As such, the departing attorneys essentially have two options:
- Option #1:To purchase an Individual ERP for their acts performed while employed by the firm.
- Option #2:Do nothing. The individual attorney takes the risk of their prior firm going uninsured, decreasing limits, changing policy forms that affirmatively cover former attorneys as insureds, or dissolving and not purchasing extended reporting period for the firm. For reference, below is an example of a law firm’s professional liability policy’s ERP options that are provided in the policy language—the premium due is a percentage of the current policy’s annual premium.
Additional Extended Reporting Period (ERP) Options % of Annual Premium
Twelve (12) Months | 100% |
Twenty-four (24) Months | 150% |
Thirty-six (36) Months | 175% |
Forty-eight (48) Months | 185% |
Sixty (60) Months | 200% |
Seventy-two (72) Months | 250% |
Unlimited Reporting Period | 300% |
As you can imagine, if the expiring premium is significant, purchasing an ERP option may be an overwhelming expense for a dissolving firm. If the law firm decides to close their doors shortly after an attorney’s departure for any reason, the firm has the option, but is not required, to purchase an ERP. If no ERP option is purchased by the firm, there may only be an automatic ERP of 30 days built into the policy form that applies, but after that period ends, there will be no coverage for claims reported involving the wrongful acts of any insured. Departing attorneys are not required to purchase an ERP; however, if they do not purchase ERP, and the firm later dissolves, they will not have an option to retroactively purchase a tail as they may only have 30 days after departure to elect an ERP option.

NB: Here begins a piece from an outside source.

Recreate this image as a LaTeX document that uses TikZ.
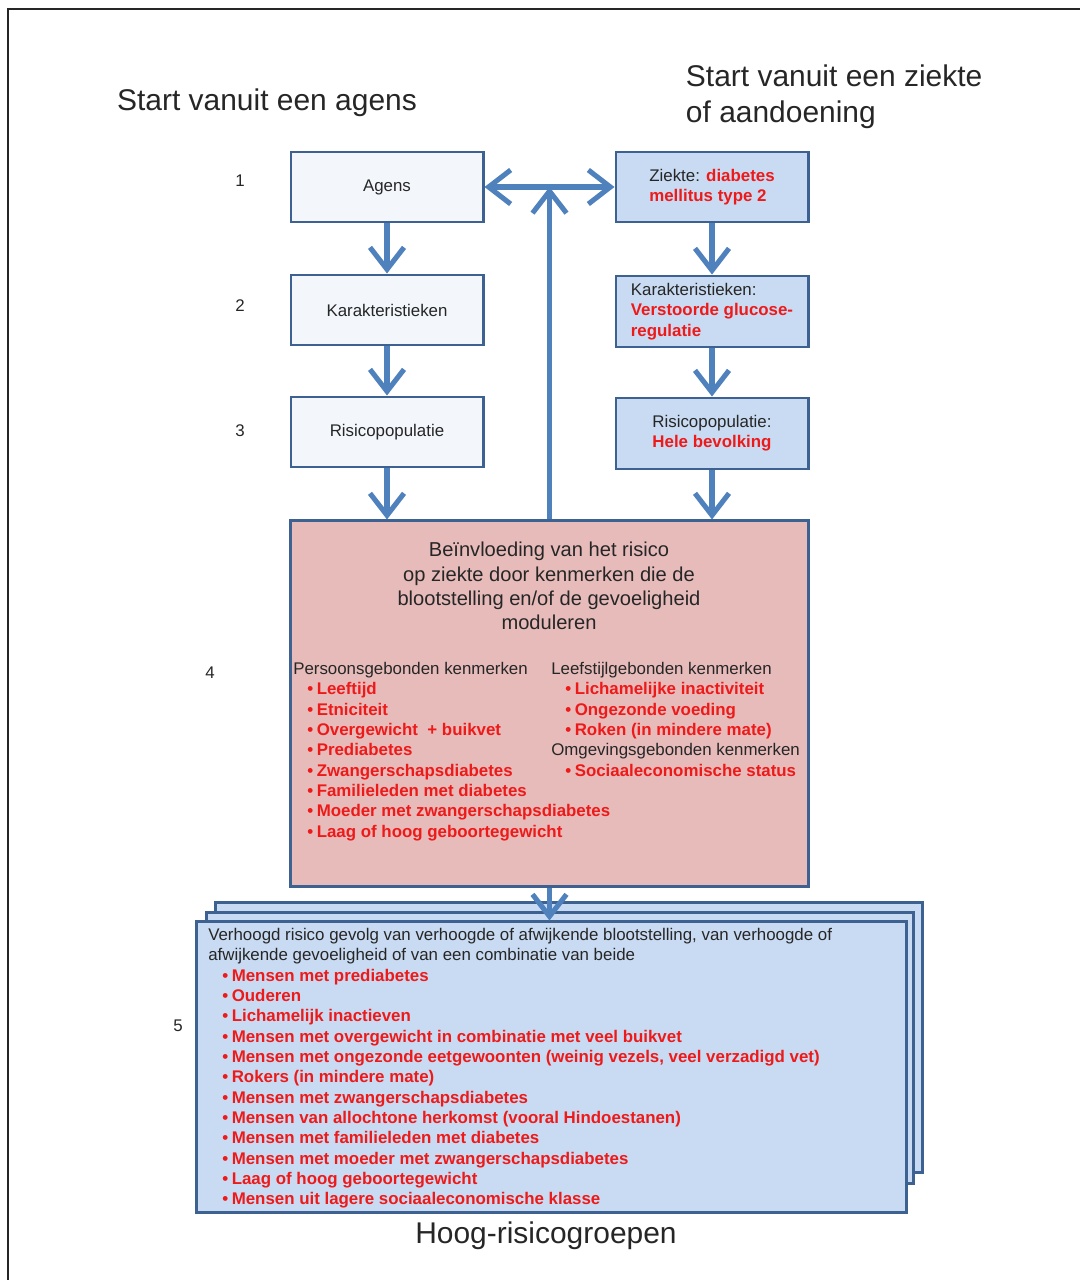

It is important to note that individual ERP options are rarely embedded in the policy language, and some insurers may not be willing to offer individual ERP to departing attorneys. Insurers that will offer individual ERPs may rate individual ERPs based on several different factors such as length of employment, areas of practice, or on a per attorney basis. As an indication of pricing, below is a sample of an individual ERP offered to a departing attorney:
Individual Extended Reporting Period Options Premium
Twelve (12) Months | $2,242 |
Twenty-four (24) Months | $3,363 |
Thirty-six (36) Months | $3,924 |
Forty-eight (48) Months | $4,148 |
Sixty (60) Months | $4,484 |
Seventy-two (72) Months | $5,605 |
Unlimited Reporting Period | $6,726 |
In this particular example, the individual ERP offer is rated on a per attorney basis, so for a law firm with six (6) attorneys, the individual ERP premium is roughly one-sixth (1/6) of the firm’s current annual premium applied to the firm’s extended reporting period percentages that are embedded in the policy language.
As a departing attorney, it is important to do your due diligence prior to departing a firm in order to make this decision. As an employer, it is prudent to make your departing attorneys aware of the options available to them, especially if the firm may dissolve in the near future or you do not plan to purchase an ERP for the firm. Regardless, you will want to involve your insurance broker regarding the pricing of all ERP options available.